▶ _Problem statement_
Provide an exact copy of the data, excluding the images.

▶ _Given material_
--------------------

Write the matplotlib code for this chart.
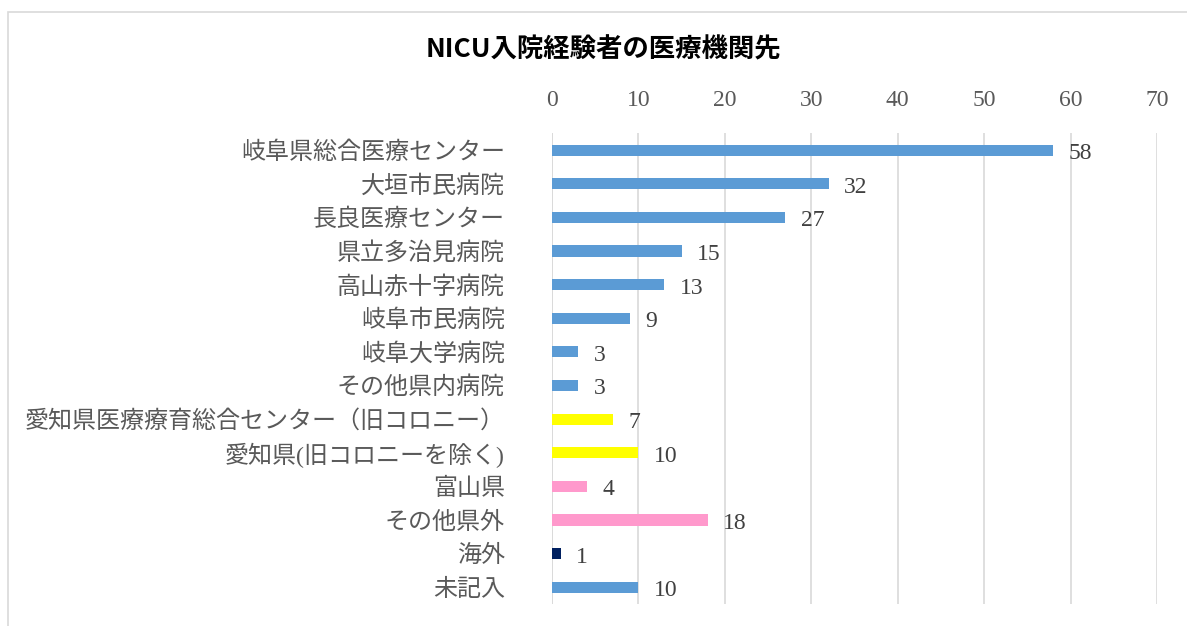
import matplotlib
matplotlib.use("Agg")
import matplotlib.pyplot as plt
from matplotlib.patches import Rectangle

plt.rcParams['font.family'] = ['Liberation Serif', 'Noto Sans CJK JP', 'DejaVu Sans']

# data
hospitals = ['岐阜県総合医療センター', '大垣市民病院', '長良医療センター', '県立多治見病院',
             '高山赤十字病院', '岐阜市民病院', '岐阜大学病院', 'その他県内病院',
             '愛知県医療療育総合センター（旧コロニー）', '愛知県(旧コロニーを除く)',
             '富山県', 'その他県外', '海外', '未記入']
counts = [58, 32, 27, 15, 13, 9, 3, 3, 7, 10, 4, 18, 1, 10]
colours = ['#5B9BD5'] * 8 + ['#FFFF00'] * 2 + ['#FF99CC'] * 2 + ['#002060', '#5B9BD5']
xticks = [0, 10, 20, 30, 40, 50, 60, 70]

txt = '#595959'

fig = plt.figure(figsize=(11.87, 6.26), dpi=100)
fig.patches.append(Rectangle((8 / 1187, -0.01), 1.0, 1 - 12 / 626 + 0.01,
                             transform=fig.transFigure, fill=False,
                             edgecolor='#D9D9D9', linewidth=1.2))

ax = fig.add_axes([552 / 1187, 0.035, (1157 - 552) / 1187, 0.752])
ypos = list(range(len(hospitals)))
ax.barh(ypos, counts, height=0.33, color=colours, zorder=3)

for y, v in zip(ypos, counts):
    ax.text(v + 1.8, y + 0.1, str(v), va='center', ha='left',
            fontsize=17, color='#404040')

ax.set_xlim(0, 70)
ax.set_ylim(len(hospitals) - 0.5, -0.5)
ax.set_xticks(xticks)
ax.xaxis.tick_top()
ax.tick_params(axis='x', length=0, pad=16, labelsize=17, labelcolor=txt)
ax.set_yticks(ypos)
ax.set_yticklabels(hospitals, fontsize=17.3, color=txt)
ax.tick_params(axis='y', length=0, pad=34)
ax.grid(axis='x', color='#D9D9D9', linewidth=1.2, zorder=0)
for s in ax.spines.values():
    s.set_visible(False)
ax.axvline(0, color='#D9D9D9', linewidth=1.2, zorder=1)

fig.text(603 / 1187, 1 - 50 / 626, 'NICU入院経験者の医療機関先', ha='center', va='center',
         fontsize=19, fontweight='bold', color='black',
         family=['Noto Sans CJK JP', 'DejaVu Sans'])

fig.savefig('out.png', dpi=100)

--------------------

▶ _Solved exercise_
Write the matplotlib code for this chart.
import matplotlib
matplotlib.use("Agg")
import matplotlib.pyplot as plt
from matplotlib.patches import Rectangle

plt.rcParams['font.family'] = ['Liberation Serif', 'Noto Sans CJK JP', 'DejaVu Sans']

# data
hospitals = ['岐阜県総合医療センター', '大垣市民病院', '長良医療センター', '県立多治見病院',
             '高山赤十字病院', '岐阜市民病院', '岐阜大学病院', 'その他県内病院',
             '愛知県医療療育総合センター（旧コロニー）', '愛知県(旧コロニーを除く)',
             '富山県', 'その他県外', '海外', '未記入']
counts = [58, 32, 27, 15, 13, 9, 3, 3, 7, 10, 4, 18, 1, 10]
colours = ['#5B9BD5'] * 8 + ['#FFFF00'] * 2 + ['#FF99CC'] * 2 + ['#002060', '#5B9BD5']
xticks = [0, 10, 20, 30, 40, 50, 60, 70]

txt = '#595959'

fig = plt.figure(figsize=(11.87, 6.26), dpi=100)
fig.patches.append(Rectangle((8 / 1187, -0.01), 1.0, 1 - 12 / 626 + 0.01,
                             transform=fig.transFigure, fill=False,
                             edgecolor='#D9D9D9', linewidth=1.2))

ax = fig.add_axes([552 / 1187, 0.035, (1157 - 552) / 1187, 0.752])
ypos = list(range(len(hospitals)))
ax.barh(ypos, counts, height=0.33, color=colours, zorder=3)

for y, v in zip(ypos, counts):
    ax.text(v + 1.8, y + 0.1, str(v), va='center', ha='left',
            fontsize=17, color='#404040')

ax.set_xlim(0, 70)
ax.set_ylim(len(hospitals) - 0.5, -0.5)
ax.set_xticks(xticks)
ax.xaxis.tick_top()
ax.tick_params(axis='x', length=0, pad=16, labelsize=17, labelcolor=txt)
ax.set_yticks(ypos)
ax.set_yticklabels(hospitals, fontsize=17.3, color=txt)
ax.tick_params(axis='y', length=0, pad=34)
ax.grid(axis='x', color='#D9D9D9', linewidth=1.2, zorder=0)
for s in ax.spines.values():
    s.set_visible(False)
ax.axvline(0, color='#D9D9D9', linewidth=1.2, zorder=1)

fig.text(603 / 1187, 1 - 50 / 626, 'NICU入院経験者の医療機関先', ha='center', va='center',
         fontsize=19, fontweight='bold', color='black',
         family=['Noto Sans CJK JP', 'DejaVu Sans'])

fig.savefig('out.png', dpi=100)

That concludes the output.